In the US participation in a company 401(K) program is at a higher rate than life insurance take up, in great part because the option is there. Not much effort to join, and with employer contribution there’s a tangible growth to the fund. Often an employer provides group life benefits and few employees opt out.
Group life has existed for decades, but 401(K) only since the early 1980’s. Term life has existed for more than a century- why isn’t it a ubiquitous part of a family’s plans? Will digital innovation change the thought process, or simply the distribution and administration of life products?
Both Mr. Tetrault and Mr. Tamarkin launched their firms based on a realization that insurance carriers were not making purchase of life products efficient or responsive to customers’ expressed needs. Life products (including financial products like annuities) have been sold on a sell high to gain commission basis, or on a meet a quota basis. It’s interesting in my discussion with Geoff Tetrault that his firm’s approach is a Ulysses Contract variant, as the sales reps ‘hands are tied’ from upselling to the carrier’s (and rep’s) benefit because commission is not part of the transaction. It’s a less pure application than that spoken of by Dan Schreiber of Lemonade Insurance, but a variant none the less. Action by the rep to help the customer acquire a benefit, but upon a more equal footing within the sales pitch.
Everyday Life needs to share its vision of life insurance needs changing over time with its distribution partners, and helping customers understand and leverage that concept- it’s an analog thing. Jake Tamarkin knows his firm has a suitable digital tool but even with Everyday Life proving its customer acquisition costs dropping compared with the sector the challenge of scale remains to overcome. A tie in with challenger bank Chime has potential in terms of being part of a nascent financial ecosystem. As Chime’s customer base grows into millions of digital native customers with the exposure of life products as an expected part of financial life.

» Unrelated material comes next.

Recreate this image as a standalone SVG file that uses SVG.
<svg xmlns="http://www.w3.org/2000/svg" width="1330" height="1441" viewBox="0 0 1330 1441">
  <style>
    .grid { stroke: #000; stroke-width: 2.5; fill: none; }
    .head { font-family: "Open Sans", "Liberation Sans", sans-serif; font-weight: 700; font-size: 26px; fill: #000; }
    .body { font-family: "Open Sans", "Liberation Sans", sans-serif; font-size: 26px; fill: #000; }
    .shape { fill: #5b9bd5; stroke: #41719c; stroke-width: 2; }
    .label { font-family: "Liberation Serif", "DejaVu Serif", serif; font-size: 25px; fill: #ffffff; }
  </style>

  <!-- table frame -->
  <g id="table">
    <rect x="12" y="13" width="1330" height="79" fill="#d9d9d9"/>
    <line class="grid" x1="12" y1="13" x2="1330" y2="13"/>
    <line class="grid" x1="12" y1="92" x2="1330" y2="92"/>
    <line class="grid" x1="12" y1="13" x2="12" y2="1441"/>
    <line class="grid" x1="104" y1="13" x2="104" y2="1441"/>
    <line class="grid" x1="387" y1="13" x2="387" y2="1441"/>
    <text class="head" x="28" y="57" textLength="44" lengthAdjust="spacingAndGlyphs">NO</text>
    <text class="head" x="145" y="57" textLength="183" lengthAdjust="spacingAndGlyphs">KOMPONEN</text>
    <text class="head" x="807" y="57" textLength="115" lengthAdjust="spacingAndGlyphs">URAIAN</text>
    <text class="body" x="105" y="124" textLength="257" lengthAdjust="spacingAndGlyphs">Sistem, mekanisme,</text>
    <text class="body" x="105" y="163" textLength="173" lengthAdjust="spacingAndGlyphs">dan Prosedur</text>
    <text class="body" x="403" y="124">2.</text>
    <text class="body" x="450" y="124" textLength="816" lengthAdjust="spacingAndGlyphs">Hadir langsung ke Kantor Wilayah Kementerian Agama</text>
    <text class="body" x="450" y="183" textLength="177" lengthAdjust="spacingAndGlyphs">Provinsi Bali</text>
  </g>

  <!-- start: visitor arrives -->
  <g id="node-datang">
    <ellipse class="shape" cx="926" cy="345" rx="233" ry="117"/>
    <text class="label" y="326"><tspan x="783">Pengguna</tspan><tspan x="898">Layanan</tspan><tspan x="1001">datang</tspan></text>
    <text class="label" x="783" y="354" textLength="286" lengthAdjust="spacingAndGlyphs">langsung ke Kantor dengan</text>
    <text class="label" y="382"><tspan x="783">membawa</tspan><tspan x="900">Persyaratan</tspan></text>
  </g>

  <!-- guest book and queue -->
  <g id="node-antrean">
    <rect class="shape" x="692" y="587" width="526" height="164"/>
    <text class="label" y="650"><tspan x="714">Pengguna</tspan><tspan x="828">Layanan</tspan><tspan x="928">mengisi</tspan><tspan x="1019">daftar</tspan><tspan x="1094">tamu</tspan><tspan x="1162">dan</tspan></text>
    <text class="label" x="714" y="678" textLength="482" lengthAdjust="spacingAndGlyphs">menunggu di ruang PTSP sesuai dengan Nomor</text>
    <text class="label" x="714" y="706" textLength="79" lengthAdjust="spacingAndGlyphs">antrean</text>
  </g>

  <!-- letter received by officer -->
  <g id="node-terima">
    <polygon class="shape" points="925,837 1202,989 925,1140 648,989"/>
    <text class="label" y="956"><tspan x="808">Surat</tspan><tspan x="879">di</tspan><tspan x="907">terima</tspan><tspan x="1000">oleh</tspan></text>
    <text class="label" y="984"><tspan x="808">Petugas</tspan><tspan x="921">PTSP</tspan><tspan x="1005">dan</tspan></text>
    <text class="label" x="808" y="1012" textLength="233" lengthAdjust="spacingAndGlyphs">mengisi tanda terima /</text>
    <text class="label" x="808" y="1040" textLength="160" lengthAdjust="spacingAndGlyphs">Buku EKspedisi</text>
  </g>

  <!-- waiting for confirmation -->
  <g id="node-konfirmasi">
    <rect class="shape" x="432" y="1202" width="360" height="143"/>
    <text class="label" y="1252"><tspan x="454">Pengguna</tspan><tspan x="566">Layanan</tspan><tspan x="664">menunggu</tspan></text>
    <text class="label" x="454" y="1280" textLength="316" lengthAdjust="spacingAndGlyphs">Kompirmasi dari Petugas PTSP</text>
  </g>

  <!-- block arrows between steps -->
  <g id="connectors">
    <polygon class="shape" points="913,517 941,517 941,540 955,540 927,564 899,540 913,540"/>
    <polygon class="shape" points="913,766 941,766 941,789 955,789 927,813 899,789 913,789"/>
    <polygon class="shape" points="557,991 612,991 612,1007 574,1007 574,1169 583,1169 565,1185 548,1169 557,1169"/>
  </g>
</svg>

InsureLife recently was selected as the winner of a Solvathon contest sponsored by annuity firm and reinsurer Nassau Re, and with the other carriers beginning to populate the firm’s stable of insurers the digital strength of omnichannel sales response will be enabled to accommodate customers entering the market through apps, phones, tablets or computers.

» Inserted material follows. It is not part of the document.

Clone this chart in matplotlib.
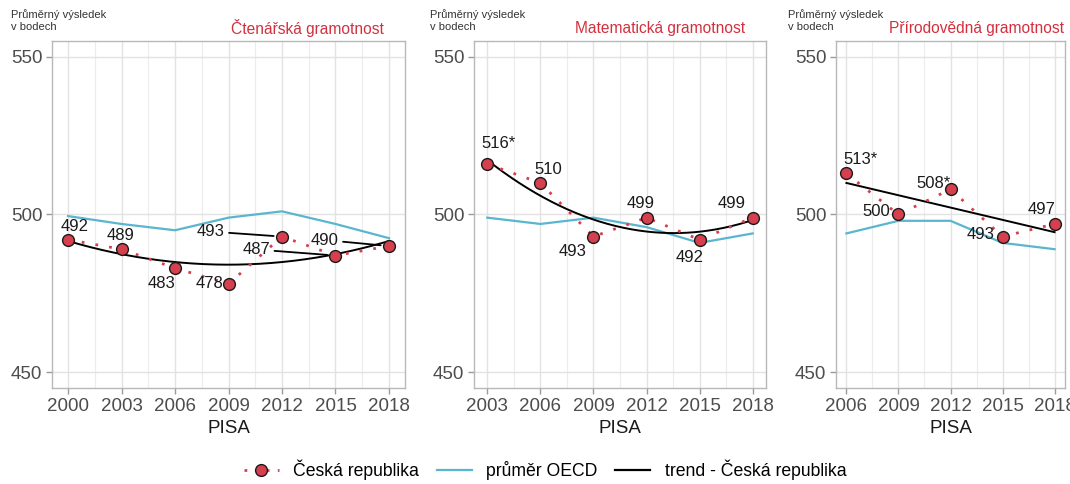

The promise of innovation helping the life market grow, but the analog, educational, remove the barriers efforts must be joined in conjunction with clever technology. As I often say, “a correct answer is not always a right answer” , and the other favorite, #innovatefromthecustomerbackwards also applies. My thanks to Geoff Tetrault and Jake Tamarkin for their input and exuberance in sharing their messages.

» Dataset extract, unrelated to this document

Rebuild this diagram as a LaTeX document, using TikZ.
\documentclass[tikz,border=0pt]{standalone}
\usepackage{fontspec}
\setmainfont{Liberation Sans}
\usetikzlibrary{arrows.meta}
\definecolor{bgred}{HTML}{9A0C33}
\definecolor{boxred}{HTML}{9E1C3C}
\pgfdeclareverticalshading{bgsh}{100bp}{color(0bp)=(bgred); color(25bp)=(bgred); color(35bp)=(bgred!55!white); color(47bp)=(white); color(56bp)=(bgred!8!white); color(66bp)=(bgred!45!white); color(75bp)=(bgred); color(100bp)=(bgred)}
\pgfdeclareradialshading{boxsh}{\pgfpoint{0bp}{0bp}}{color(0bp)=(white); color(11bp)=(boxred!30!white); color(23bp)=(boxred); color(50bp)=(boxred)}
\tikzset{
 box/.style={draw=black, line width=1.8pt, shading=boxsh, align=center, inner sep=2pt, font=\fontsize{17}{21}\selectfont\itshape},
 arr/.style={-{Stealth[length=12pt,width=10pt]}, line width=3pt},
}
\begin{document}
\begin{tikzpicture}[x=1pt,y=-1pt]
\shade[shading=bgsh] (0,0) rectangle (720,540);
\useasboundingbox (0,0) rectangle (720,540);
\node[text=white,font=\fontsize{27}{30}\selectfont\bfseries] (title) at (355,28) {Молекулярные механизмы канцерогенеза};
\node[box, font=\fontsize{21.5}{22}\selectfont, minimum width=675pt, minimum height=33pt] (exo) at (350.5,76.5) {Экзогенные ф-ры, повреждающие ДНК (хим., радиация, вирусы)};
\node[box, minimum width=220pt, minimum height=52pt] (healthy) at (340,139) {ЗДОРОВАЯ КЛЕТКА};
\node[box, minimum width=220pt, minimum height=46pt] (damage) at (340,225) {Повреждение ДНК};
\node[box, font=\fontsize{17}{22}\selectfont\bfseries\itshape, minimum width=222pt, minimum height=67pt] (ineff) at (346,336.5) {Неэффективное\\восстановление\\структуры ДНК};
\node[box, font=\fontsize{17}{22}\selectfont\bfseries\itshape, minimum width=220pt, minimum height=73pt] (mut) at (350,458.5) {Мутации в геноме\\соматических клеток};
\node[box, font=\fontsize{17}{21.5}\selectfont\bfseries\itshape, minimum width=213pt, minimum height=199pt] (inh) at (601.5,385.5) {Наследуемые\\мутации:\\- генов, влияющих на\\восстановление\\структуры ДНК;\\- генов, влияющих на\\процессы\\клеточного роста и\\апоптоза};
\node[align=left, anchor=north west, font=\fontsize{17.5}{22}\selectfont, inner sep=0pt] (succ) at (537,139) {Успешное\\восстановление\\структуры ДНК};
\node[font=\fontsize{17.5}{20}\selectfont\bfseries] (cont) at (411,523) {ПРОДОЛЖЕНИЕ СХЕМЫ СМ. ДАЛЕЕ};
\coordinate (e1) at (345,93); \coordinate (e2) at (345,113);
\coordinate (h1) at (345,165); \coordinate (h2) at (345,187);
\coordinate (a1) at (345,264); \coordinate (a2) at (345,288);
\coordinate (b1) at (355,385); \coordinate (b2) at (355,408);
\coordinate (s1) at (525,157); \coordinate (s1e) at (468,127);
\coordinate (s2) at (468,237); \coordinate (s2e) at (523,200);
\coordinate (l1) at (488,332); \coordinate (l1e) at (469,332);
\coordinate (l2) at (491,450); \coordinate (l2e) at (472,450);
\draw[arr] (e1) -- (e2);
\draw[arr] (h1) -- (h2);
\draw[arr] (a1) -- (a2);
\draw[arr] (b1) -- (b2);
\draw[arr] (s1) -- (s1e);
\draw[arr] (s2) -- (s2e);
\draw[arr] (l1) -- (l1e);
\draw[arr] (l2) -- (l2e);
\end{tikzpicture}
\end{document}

Both founders have extensive finance and insurance backgrounds and exemplify the wealth of talent within the Insurtech community. One must appreciate the enthusiasm and knowledge they bring to their firms and customers, yet at the same time there must be clear recognition that tech innovation in its best form facilitates analog service. Service begets sales. Maybe $12 trillion worth.
This discussion has focused primarily on the US market; rest assured the vibrant life product carriers in other geographic markets will be a topic of future articles. Different challenges but surely similar needs.